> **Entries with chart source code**
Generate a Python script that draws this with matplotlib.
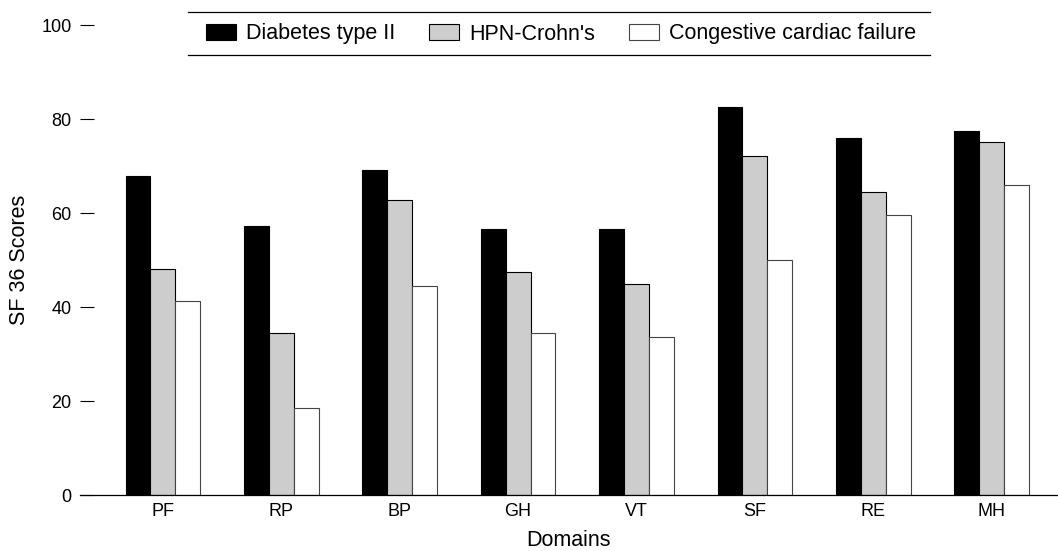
import matplotlib
matplotlib.use("Agg")
import matplotlib.pyplot as plt
from matplotlib.lines import Line2D
import numpy as np

plt.rcParams['font.family'] = ['Liberation Sans', 'DejaVu Sans']

domains = ['PF', 'RP', 'BP', 'GH', 'VT', 'SF', 'RE', 'MH']
diabetes = [67.9, 57.2, 69.1, 56.6, 56.5, 82.6, 75.9, 77.5]
hpn_crohn = [48.1, 34.5, 62.8, 47.5, 45.0, 72.2, 64.5, 75.2]
cardiac = [41.3, 18.6, 44.5, 34.5, 33.7, 50.1, 59.6, 65.9]
series_names = ['Diabetes type II', "HPN-Crohn's", 'Congestive cardiac failure']

fig = plt.figure(figsize=(10.58, 5.51), dpi=100)
ax = fig.add_axes([80 / 1058, 56 / 551, 978 / 1058, 470 / 551])

x = np.arange(len(domains))
w = 0.21
ax.bar(x - w, diabetes, w, color='black', edgecolor='black', linewidth=0.8,
       label=series_names[0])
ax.bar(x, hpn_crohn, w, color='#cdcdcd', edgecolor='black', linewidth=0.8,
       label=series_names[1])
ax.bar(x + w, cardiac, w, color='white', edgecolor='#444444', linewidth=0.8,
       label=series_names[2])

ax.set_xlim(-0.70, 7.56)
ax.set_ylim(0, 100)
ax.set_xticks(x)
ax.set_xticklabels(domains)
ax.set_yticks([0, 20, 40, 60, 80, 100])

for side in ['top', 'right', 'left']:
    ax.spines[side].set_visible(False)
ax.spines['bottom'].set_linewidth(0.9)
ax.tick_params(axis='x', length=0, pad=6, labelsize=13)
ax.tick_params(axis='y', direction='in', length=10, width=0.8, pad=6, labelsize=13)

ax.set_ylabel('SF 36 Scores', fontsize=15.5, labelpad=8)
ax.set_xlabel('Domains', fontsize=15.5, labelpad=7)

leg = fig.legend(loc='center', bbox_to_anchor=(561 / 1058, 1 - 34 / 551), ncol=3,
                 frameon=False, fontsize=15.5, handlelength=1.4, handleheight=0.75,
                 handletextpad=0.45, columnspacing=1.6)

# horizontal rules above and below the legend
for yy in [12, 55]:
    fig.add_artist(Line2D([188 / 1058, 930 / 1058], [1 - yy / 551, 1 - yy / 551],
                          transform=fig.transFigure, color='black', linewidth=0.9))

fig.savefig('out.png', dpi=100)
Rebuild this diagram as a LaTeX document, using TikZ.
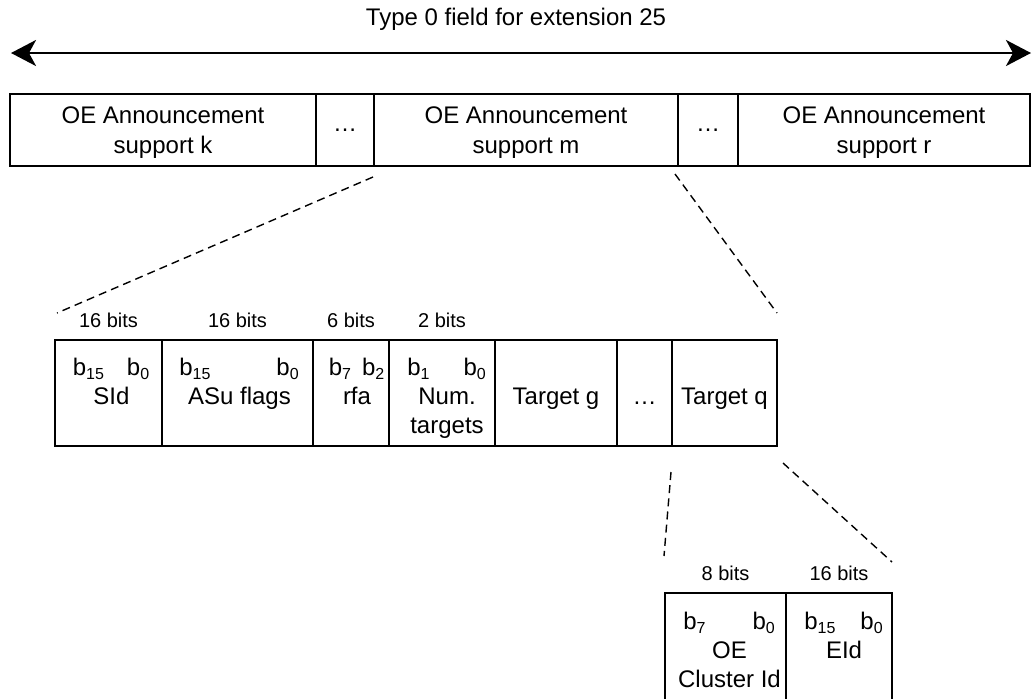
\documentclass[tikz,border=0pt]{standalone}
\usepackage{fontspec}
\setmainfont{Liberation Sans}
\usetikzlibrary{arrows.meta,positioning,calc}
\newcommand{\bb}[1]{b\textsubscript{#1}}

\begin{document}
\begin{tikzpicture}[x=0.5pt,y=-0.5pt,
    fld/.style={draw,line width=0.8pt,inner sep=0pt,outer sep=0pt,align=center,
      font=\fontsize{12}{14.5}\selectfont},
    toprow/.style={fld,minimum height=36pt,text depth=0pt,font=\fontsize{12}{15}\selectfont},
    midrow/.style={fld,minimum height=53pt},
    tgtrow/.style={midrow,text height=11pt,text depth=0pt},
    lowrow/.style={fld,minimum height=56pt},
    inbox/.style={inner sep=0pt,align=center,font=\fontsize{12}{14.5}\selectfont},
    bitsz/.style={inner sep=0pt,font=\fontsize{10}{12}\selectfont},
    zoomline/.style={line width=0.7pt,dash pattern=on 4pt off 2.6pt}]
  \useasboundingbox (0,0) rectangle (1032,698);
  % whole field and its extent
  \node[inner sep=0pt,anchor=base,font=\fontsize{12}{14}\selectfont] (ttl) at (516,25) {Type 0 field for extension 25};
  \coordinate (arrl) at (11,53);
  \coordinate (arrr) at (1031,53);
  \draw[{Stealth[length=12.5pt,width=13pt,inset=3.5pt]}-{Stealth[length=12.5pt,width=13pt,inset=3.5pt]},line width=1.2pt] (arrl) -- (arrr);
  % top row
  \node[toprow,minimum width=153pt] (supk) at (163,130) {OE Announcement\\support k};
  \node[toprow,minimum width=29pt,right=0pt of supk] (dotsa) {…};
  \node[toprow,minimum width=152pt,right=0pt of dotsa] (supm) {OE Announcement\\support m};
  \node[toprow,minimum width=30pt,right=0pt of supm] (dotsb) {…};
  \node[toprow,minimum width=146pt,right=0pt of dotsb] (supr) {OE Announcement\\support r};
  % support m expanded
  \node[midrow,minimum width=53.5pt] (sid) at (108.5,393) {};
  \node[midrow,minimum width=75.5pt,right=0pt of sid] (asu) {};
  \node[midrow,minimum width=38pt,right=0pt of asu] (rfa) {};
  \node[midrow,minimum width=53pt,right=0pt of rfa] (numt) {};
  \node[tgtrow,minimum width=61pt,right=0pt of numt] (tgtg) {Target g};
  \node[tgtrow,minimum width=27.5pt,right=0pt of tgtg] (dotsc) {…};
  \node[tgtrow,minimum width=52.5pt,right=0pt of dotsc] (tgtq) {Target q};
  \node[inbox,below=9pt of sid.north,xshift=1.5pt] (sidtxt) {\bb{15}\hspace{11pt}\bb{0}\\SId};
  \node[inbox,below=9pt of asu.north,xshift=1pt] (asutxt) {\bb{15}\hspace{32.5pt}\bb{0}\\ASu flags};
  \node[inbox,below=9pt of rfa.north,xshift=3pt] (rfatxt) {\bb{7}\hspace{5pt}\bb{2}\\rfa};
  \node[inbox,below=9pt of numt.north,xshift=2.5pt] (numtxt) {\bb{1}\hspace{16.5pt}\bb{0}\\Num.\\targets};
  \node[bitsz,above=6pt of sid.north] (sidbits) {16 bits};
  \node[bitsz,above=6pt of asu.north] (asubits) {16 bits};
  \node[bitsz,above=6pt of rfa.north] (rfabits) {6 bits};
  \node[bitsz,above=6pt of numt.north] (numbits) {2 bits};
  % target q expanded
  \node[lowrow,minimum width=60.5pt] (oecl) at (725.5,649) {};
  \node[lowrow,minimum width=53pt,right=0pt of oecl] (eid) {};
  \node[inbox,below=9.5pt of oecl.north,xshift=2pt] (oecltxt) {\bb{7}\hspace{23pt}\bb{0}\\OE\\Cluster Id};
  \node[inbox,below=9.5pt of eid.north,xshift=2.5pt] (eidtxt) {\bb{15}\hspace{12pt}\bb{0}\\EId};
  \node[bitsz,above=6pt of oecl.north] (oeclbits) {8 bits};
  \node[bitsz,above=6pt of eid.north] (eidbits) {16 bits};
  % zoom lines
  \draw[zoomline] ($(supm.south west)+(-1,11)$) -- ($(sid.north west)+(2,-27)$);
  \draw[zoomline] ($(supm.south east)+(-3,8)$) -- ($(tgtq.north east)+(0,-27)$);
  \draw[zoomline] ($(tgtq.south west)+(-1,26)$) -- ($(oecl.north west)+(-1,-37)$);
  \draw[zoomline] ($(tgtq.south east)+(6,17)$) -- ($(eid.north east)+(0,-31)$);
\end{tikzpicture}
\end{document}
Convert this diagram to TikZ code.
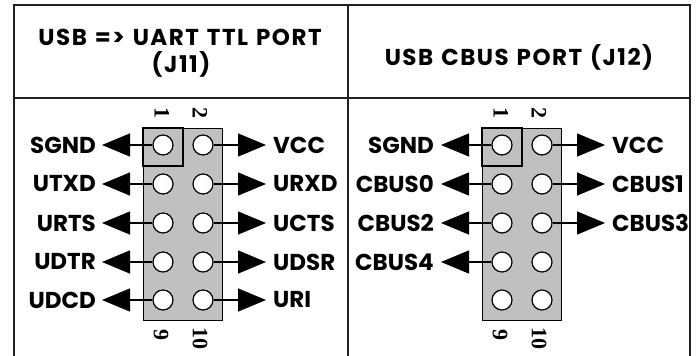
\documentclass[tikz,border=0pt]{standalone}
\usepackage{fontspec}
\setmainfont{Poppins}
\newfontfamily\numfont{Liberation Serif}
\newfontfamily\hdrfont[LetterSpace=6.5,WordSpace=1.25]{Poppins}
\usetikzlibrary{arrows.meta}
\definecolor{boxgray}{HTML}{C0C0C0}
\definecolor{rule}{HTML}{222222}
\begin{document}
\begin{tikzpicture}[x=1pt,y=-1pt,
  tableline/.style={line width=2pt,draw=rule},
  hdr/.style={font=\hdrfont\bfseries\fontsize{23}{23}\selectfont,inner sep=0pt,anchor=base},
  lbl/.style={font=\bfseries\fontsize{23}{26}\selectfont,inner sep=0pt},
  num/.style={font=\numfont\bfseries\fontsize{22}{22}\selectfont,inner sep=0pt,rotate=-90},
  header/.style={draw=black,line width=1.4pt,fill=boxgray,minimum width=79pt,minimum height=192pt,inner sep=0pt,anchor=north west},
  pinbox/.style={draw=black,line width=1.2pt},
  pin/.style={circle,draw=black,fill=white,line width=1.2pt,minimum size=20pt,inner sep=0pt},
  conn/.style={line width=1.3pt,-{Triangle[length=28pt,width=23pt]}}]
\useasboundingbox (0,0) rectangle (699,356);
% table
\draw[tableline] (14,356) -- (14,4.5) -- (690,4.5) -- (690,356);
\draw[tableline] (348,4.5) -- (348,356);
\draw[tableline] (14,97.5) -- (690,97.5);
\node[hdr] (t1a) at (180,45) {USB => UART TTL PORT};
\node[hdr] (t1b) at (181,72) {(J11)};
\node[hdr] (t2) at (519,65) {USB CBUS PORT (J12)};
% connectors
\foreach \ox/\s in {0/L,339/R} {
  \node[header] (\s box) at (143+\ox,128) {};
  \draw[pinbox] (143+\ox,128) rectangle (183+\ox,166);
  \foreach \r/\y in {1/145,2/184,3/223,4/262,5/300} {
    \node[pin] (\s\r-a) at (163+\ox,\y) {};
    \node[pin] (\s\r-b) at (203+\ox,\y) {};
  }
  \node[num] (\s n1) at (162+\ox,113) {1};
  \node[num] (\s n2) at (200+\ox,112.5) {2};
  \node[num] (\s n9) at (161+\ox,335) {9};
  \node[num] (\s n10) at (200+\ox,338) {10};
}
% left connector signals
\foreach \r/\y/\t in {1/145/SGND,2/184/UTXD,3/223/URTS,4/262/UDTR,5/300/UDCD} {
  \coordinate (Lt\r-a) at (102,\y);
  \draw[conn] (L\r-a.west) -- (Lt\r-a);
  \node[lbl,anchor=east] (Ll\r-a) at (96,\y) {\t};
}
\foreach \r/\y/\t in {1/145/VCC,2/184/URXD,3/223/UCTS,4/262/UDSR,5/300/URI} {
  \coordinate (Lt\r-b) at (266,\y);
  \draw[conn] (L\r-b.east) -- (Lt\r-b);
  \node[lbl,anchor=west] (Ll\r-b) at (273,\y) {\t};
}
% right connector signals
\foreach \r/\y/\t in {1/145/SGND,2/184/CBUS0,3/223/CBUS2,4/262/CBUS4} {
  \coordinate (Rt\r-a) at (441,\y);
  \draw[conn] (R\r-a.west) -- (Rt\r-a);
  \node[lbl,anchor=east] (Rl\r-a) at (434,\y) {\t};
}
\foreach \r/\y/\t in {1/145/VCC,2/184/CBUS1,3/223/CBUS3} {
  \coordinate (Rt\r-b) at (605,\y);
  \draw[conn] (R\r-b.east) -- (Rt\r-b);
  \node[lbl,anchor=west] (Rl\r-b) at (612,\y) {\t};
}
\end{tikzpicture}
\end{document}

> **Challenge**
Leave the pictures out and please restate exactly the lines running from the start of the material through the one with "plt.rcParams['font.family'] = ['Liberation".

> **Output below**
Generate a Python script that draws this with matplotlib.
import matplotlib
matplotlib.use("Agg")
import matplotlib.pyplot as plt
from matplotlib.lines import Line2D
import numpy as np

plt.rcParams['font.family'] = ['Liberation Sans', 'DejaVu Sans']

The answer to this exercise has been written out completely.